WHAT THE TASK ASKS: Lines that contain the string "Recreate" are to be copied; leave out all others.

RECORDS PROVIDED:
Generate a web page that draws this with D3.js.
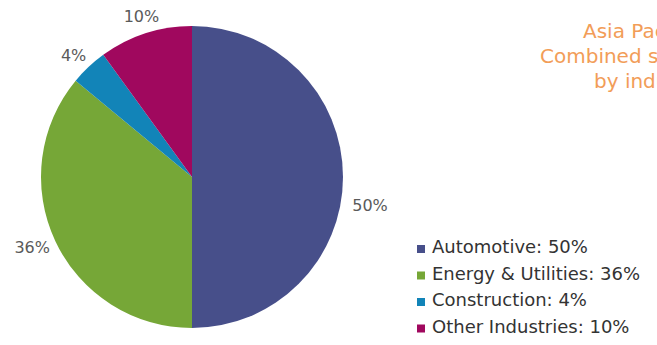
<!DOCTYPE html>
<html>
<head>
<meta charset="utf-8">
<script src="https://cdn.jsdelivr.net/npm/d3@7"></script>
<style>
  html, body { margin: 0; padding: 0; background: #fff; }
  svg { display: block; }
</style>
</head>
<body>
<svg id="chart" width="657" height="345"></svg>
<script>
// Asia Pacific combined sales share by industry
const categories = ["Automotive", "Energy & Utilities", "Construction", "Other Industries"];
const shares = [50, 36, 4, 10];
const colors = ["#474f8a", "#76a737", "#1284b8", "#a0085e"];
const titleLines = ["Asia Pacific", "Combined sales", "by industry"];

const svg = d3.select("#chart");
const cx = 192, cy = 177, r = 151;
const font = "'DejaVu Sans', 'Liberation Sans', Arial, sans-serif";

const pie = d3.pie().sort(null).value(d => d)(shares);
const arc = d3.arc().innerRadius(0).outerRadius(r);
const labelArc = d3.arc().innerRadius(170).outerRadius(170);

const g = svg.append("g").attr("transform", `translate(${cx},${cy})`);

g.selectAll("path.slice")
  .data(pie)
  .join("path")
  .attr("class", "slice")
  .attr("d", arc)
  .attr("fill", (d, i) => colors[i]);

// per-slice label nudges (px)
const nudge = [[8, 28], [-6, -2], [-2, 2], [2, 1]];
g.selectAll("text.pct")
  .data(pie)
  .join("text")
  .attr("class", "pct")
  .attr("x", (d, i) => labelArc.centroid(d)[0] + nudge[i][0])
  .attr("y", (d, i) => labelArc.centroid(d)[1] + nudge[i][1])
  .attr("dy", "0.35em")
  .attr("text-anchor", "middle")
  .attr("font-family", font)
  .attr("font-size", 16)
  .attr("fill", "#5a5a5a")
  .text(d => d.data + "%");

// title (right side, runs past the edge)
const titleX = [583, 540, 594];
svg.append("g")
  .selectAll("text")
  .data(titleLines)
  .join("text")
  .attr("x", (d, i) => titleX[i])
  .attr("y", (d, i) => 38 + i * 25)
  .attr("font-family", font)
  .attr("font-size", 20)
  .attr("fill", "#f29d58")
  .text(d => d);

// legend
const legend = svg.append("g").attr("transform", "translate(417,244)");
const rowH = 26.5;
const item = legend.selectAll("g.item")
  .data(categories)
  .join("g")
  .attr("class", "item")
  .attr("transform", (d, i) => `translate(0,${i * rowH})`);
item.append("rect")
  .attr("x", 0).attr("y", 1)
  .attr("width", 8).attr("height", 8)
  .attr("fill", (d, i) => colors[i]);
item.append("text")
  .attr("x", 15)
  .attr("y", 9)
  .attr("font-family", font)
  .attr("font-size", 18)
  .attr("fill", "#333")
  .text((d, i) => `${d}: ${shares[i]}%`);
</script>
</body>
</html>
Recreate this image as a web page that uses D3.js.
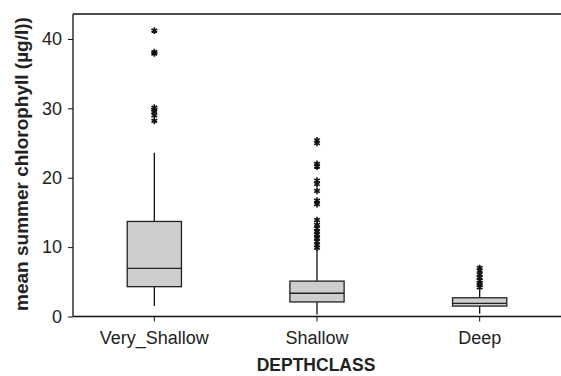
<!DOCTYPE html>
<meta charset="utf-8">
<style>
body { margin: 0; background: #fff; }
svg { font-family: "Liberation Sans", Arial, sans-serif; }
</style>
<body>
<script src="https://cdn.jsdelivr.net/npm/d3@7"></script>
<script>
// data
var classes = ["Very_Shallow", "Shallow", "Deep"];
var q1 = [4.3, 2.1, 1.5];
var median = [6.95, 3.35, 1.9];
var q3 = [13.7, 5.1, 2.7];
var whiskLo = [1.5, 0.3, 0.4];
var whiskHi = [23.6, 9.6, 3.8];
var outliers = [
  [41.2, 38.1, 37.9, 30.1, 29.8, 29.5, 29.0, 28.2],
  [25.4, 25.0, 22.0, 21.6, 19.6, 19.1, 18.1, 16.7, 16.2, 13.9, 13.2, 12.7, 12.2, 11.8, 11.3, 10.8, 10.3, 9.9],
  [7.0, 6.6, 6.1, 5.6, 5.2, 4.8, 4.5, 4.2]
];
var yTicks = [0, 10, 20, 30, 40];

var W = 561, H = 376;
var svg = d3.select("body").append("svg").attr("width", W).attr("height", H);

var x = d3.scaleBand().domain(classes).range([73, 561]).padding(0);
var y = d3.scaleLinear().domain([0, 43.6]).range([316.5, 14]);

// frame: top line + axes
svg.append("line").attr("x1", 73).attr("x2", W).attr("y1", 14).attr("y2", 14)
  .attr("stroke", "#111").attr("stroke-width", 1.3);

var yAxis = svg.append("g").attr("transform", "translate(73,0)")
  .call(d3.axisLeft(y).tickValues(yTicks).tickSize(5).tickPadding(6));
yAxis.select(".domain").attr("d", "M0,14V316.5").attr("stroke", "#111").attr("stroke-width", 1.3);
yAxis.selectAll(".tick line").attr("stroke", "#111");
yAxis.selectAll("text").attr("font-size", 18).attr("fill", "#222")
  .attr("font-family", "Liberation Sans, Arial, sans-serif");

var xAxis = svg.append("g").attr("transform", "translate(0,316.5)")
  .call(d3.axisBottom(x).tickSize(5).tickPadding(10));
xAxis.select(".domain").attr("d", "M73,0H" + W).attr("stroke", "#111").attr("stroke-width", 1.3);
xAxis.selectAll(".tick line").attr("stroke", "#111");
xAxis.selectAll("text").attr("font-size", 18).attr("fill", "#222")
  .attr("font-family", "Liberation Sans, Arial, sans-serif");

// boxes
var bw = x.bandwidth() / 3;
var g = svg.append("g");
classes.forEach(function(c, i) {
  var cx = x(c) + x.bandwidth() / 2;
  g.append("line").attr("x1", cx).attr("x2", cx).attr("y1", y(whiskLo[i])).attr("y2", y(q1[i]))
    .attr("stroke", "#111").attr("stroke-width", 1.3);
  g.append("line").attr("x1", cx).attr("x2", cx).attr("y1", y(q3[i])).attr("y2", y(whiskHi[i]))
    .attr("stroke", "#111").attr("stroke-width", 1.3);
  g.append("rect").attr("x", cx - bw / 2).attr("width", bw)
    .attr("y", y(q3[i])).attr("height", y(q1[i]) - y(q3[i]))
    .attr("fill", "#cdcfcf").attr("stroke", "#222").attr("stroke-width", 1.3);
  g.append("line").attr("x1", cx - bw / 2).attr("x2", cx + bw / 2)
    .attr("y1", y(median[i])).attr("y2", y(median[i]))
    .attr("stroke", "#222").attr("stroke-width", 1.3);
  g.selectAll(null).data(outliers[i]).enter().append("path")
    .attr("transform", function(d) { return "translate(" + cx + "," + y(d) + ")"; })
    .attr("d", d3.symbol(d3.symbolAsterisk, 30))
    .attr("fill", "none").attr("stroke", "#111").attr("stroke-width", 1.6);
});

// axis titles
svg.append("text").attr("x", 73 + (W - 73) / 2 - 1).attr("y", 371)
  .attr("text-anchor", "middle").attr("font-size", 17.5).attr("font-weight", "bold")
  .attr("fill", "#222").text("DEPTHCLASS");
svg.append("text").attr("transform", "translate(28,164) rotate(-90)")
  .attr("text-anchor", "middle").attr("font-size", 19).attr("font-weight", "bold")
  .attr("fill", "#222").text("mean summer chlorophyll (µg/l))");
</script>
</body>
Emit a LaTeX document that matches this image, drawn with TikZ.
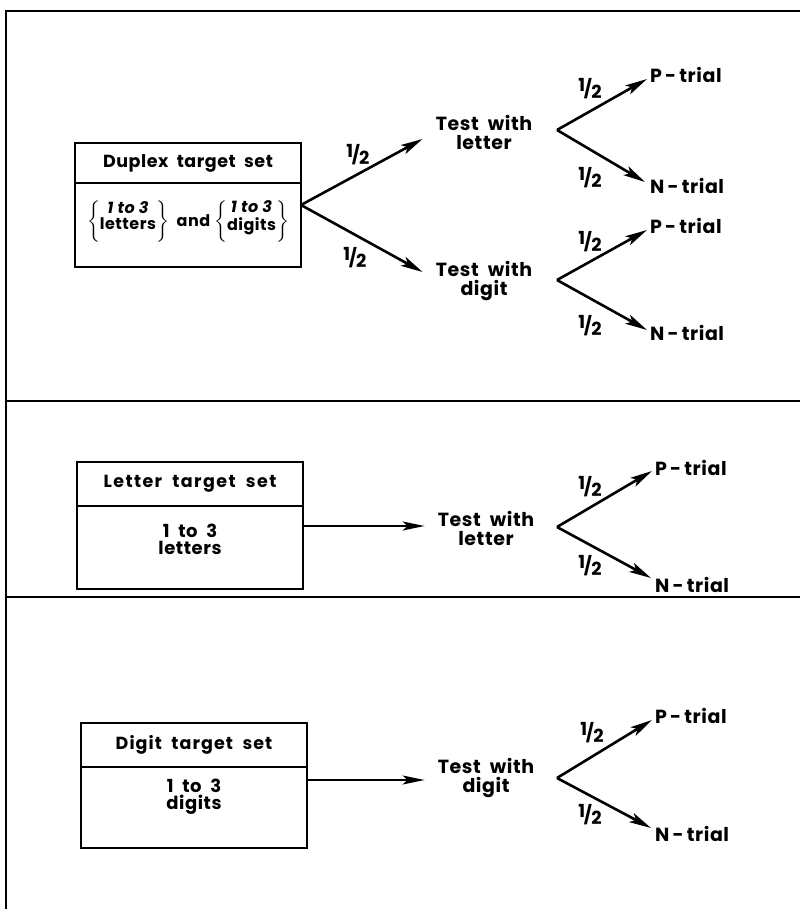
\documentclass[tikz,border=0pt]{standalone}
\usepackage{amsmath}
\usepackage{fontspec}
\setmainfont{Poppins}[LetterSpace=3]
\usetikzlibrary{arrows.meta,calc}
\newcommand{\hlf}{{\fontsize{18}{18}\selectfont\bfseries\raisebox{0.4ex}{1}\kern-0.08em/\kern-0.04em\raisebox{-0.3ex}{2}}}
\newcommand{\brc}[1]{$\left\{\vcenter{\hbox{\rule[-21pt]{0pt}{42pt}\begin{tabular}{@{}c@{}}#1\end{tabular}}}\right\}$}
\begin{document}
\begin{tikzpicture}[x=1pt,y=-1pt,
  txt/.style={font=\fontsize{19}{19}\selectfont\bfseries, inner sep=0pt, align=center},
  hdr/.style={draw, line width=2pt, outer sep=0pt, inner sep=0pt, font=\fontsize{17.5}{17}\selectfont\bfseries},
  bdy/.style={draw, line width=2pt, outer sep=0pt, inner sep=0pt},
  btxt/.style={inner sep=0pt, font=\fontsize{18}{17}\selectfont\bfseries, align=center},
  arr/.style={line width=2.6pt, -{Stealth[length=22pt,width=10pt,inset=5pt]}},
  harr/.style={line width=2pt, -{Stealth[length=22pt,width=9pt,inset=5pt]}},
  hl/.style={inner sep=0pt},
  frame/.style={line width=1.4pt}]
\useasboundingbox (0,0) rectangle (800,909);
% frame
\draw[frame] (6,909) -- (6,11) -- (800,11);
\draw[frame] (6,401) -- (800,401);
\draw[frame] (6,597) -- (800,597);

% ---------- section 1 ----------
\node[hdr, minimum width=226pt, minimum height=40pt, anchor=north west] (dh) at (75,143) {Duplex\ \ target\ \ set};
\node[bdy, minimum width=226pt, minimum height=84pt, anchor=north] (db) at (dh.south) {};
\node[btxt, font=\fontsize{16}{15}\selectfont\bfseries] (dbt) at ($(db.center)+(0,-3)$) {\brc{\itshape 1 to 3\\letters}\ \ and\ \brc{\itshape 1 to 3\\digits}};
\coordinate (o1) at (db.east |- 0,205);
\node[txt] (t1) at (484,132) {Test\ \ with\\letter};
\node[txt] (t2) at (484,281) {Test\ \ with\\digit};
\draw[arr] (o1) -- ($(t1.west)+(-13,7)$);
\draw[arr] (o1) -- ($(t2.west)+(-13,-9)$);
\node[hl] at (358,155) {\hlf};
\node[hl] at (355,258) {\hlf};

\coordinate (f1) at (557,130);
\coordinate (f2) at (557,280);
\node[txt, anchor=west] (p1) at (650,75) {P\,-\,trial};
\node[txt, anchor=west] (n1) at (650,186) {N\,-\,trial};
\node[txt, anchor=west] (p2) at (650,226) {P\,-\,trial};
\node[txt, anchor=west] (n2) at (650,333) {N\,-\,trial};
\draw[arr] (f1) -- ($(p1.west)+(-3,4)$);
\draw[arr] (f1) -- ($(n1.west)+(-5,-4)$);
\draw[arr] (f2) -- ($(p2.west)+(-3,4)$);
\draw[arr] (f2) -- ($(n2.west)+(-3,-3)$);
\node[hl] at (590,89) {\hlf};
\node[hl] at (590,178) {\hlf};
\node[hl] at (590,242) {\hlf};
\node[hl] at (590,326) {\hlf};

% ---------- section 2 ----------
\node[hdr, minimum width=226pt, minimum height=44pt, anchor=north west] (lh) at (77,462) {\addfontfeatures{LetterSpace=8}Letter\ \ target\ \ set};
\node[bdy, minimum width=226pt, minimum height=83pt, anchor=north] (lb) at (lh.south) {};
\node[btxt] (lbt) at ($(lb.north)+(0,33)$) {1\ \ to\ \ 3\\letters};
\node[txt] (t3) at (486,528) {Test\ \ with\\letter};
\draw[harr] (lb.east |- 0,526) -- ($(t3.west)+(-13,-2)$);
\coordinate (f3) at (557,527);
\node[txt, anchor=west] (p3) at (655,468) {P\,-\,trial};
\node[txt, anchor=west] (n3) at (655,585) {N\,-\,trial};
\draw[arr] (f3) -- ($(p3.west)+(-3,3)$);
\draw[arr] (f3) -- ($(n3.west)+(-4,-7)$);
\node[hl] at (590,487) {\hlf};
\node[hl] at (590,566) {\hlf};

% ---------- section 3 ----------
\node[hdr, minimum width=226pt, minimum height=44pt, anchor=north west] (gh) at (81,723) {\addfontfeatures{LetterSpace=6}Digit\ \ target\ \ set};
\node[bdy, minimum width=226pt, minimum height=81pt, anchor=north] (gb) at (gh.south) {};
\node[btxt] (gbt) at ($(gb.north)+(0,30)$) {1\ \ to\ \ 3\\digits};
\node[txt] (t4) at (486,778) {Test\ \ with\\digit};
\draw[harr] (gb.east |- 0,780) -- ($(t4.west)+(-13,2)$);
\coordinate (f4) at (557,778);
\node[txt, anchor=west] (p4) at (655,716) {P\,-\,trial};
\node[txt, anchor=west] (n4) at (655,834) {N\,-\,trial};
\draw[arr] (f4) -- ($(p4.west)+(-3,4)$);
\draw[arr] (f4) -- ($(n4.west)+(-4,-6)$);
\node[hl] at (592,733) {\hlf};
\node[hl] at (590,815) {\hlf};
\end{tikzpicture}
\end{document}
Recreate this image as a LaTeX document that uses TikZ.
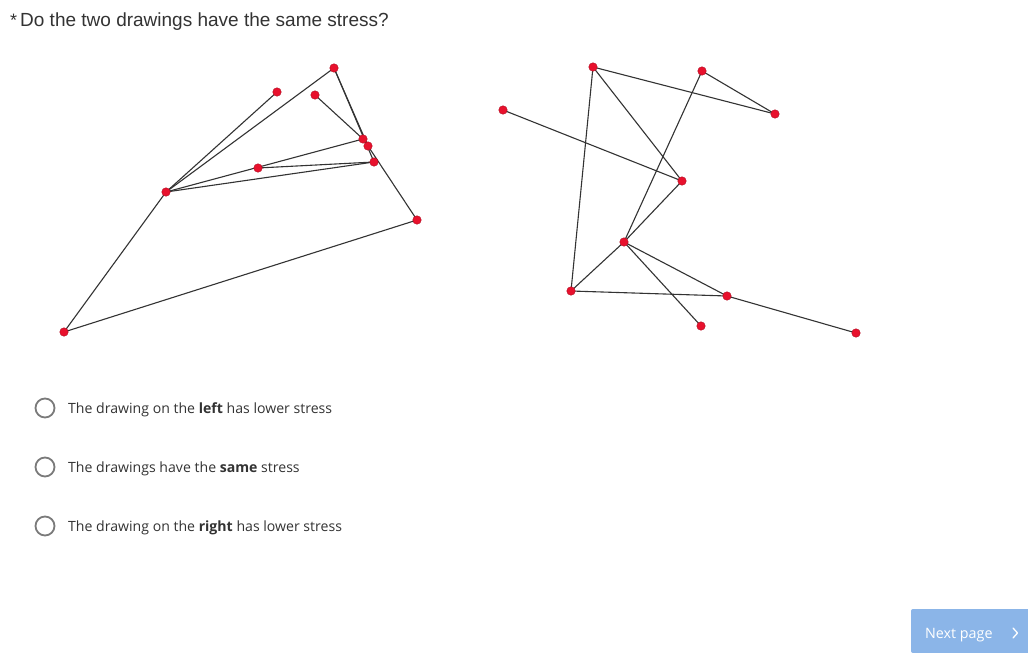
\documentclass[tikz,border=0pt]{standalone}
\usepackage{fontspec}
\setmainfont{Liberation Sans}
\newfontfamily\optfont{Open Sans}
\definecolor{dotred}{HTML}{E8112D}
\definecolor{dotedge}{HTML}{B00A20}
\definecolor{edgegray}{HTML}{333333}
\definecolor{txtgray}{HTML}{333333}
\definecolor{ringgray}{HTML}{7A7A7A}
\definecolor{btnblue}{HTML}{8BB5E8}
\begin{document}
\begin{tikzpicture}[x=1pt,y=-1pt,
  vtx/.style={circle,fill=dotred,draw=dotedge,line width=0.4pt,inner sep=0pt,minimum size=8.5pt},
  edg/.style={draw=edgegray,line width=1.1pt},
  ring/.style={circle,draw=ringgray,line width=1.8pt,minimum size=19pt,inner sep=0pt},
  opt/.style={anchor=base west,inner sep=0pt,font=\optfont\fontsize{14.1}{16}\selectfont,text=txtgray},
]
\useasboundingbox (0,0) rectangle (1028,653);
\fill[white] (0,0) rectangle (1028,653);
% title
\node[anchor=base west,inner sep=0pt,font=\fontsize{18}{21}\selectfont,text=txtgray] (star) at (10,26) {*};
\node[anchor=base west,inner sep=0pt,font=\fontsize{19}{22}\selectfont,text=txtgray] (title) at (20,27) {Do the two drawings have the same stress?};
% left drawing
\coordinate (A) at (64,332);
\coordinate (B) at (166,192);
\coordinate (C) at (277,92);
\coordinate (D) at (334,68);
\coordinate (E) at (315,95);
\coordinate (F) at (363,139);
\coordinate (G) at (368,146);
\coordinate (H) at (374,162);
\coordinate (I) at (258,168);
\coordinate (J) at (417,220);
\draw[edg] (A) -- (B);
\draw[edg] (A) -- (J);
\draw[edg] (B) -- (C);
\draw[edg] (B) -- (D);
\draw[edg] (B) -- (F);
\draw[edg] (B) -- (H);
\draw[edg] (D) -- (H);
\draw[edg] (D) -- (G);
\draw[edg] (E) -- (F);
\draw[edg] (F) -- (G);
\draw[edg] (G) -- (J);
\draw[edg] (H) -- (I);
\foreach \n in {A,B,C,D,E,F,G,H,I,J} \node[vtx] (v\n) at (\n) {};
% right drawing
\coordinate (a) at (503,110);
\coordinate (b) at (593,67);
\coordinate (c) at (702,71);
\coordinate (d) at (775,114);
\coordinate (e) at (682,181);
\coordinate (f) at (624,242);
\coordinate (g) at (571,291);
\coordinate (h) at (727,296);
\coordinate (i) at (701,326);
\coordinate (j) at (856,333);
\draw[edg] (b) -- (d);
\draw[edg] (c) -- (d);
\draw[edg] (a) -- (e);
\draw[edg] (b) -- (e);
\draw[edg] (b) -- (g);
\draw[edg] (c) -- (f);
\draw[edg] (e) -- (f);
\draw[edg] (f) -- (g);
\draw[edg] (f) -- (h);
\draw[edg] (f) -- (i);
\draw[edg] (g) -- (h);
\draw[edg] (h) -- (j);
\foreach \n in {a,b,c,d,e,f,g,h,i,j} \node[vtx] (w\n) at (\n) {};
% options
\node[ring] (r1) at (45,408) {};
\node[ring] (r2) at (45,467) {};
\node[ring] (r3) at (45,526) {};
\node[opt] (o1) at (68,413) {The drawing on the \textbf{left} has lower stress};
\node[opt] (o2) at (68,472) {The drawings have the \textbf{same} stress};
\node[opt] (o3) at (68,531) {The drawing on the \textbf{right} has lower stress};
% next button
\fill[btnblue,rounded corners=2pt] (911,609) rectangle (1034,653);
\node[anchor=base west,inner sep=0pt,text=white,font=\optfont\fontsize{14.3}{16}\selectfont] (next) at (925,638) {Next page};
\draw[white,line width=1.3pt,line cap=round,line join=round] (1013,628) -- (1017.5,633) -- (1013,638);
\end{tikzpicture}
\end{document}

EXERCISE OUTPUT:
Recreate this image as a web page that uses D3.js.
Recreate this image as a LaTeX document that uses TikZ.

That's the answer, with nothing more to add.